花岡事件は、報道管制による情報操作や、地元にとっては「負の遺産」であり、語られないことが通例となっていったが、一九四九年、地元の朝鮮人連盟に属する二名が、中国人の遺骨が散乱しているのを発見、これを契機に、中国人強制連行が全国的にも知られるようになり、五三年、総評、日本仏教連合会等の国民運動の結果、遺骨の送還が決定した。
この後、一九六〇年に再度遺体が発見され、六三年六月には九日間にわたり、全国に呼びかけた「一鍬運動」を展開。五百名を超す平和民主団体からの参加者の手で、十二箱の遺骨を収拾した。この時、中国殉難烈士慰霊之碑が建立され、現在もその碑の前で大館市主催の慰霊式が毎年実施されている。
そして、一九六六年には、全国に呼びかけ、労働組合等の団体が訪問によるカンパ活動を展開し、市民運動の結晶として、「日中不再戦友好碑」を現場の中山寮を見下ろす小高い丘の上に建立した。
花岡事件は、一九八五年の行政が主催する大規模な慰霊式により改めて脚光を浴び、次々と中国国内で生存者遺族が発見され、労働組合や市民から成る現地実行委員会が毎年開催する一連の六・三〇の現地行動に参加し、市主催の慰霊式にも参列。多くの市民と交流を積み重ねて来たが、発生後五十五年を経て、生存者遺族と直接的加害者である鹿島との間で、強制連行された九百八十六名全員を対象にした、基金設置による補償を基調とした歴史的和解を迎えた。

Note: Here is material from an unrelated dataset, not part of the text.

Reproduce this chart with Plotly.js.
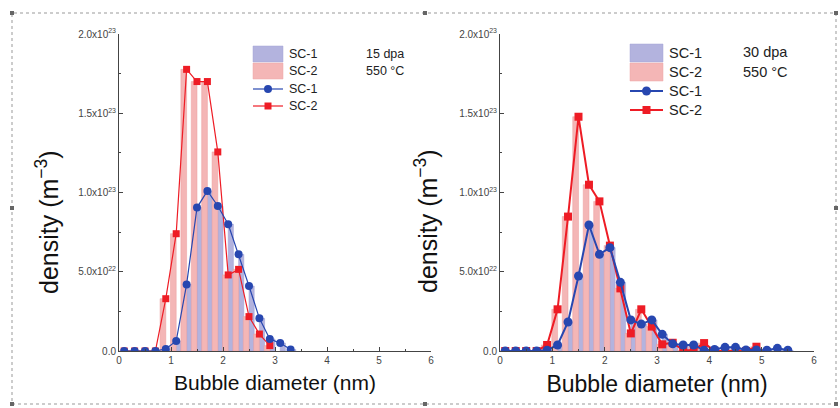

いま、歴史認識を曲解しようとする動きが顕著になってきており、地元にも相変わらず暗い過去としてこの事件に背を向けようとする風潮は根強い。こうした中、私たちは、国内では数少ない「侵略戦争の加害者の側からの平和運動」として、これらの出来事を伝え、積極的に平和を希求して行くことを訴え続けるために、「花岡平和記念館」の建設を目指している。四月十七日には、そのためのNPO法人の結成総会を開催した。今後も花岡事件の現地で、会館建設の実現に向け、全国の皆さんのご支援ご協力を強く訴え続けて行きたい。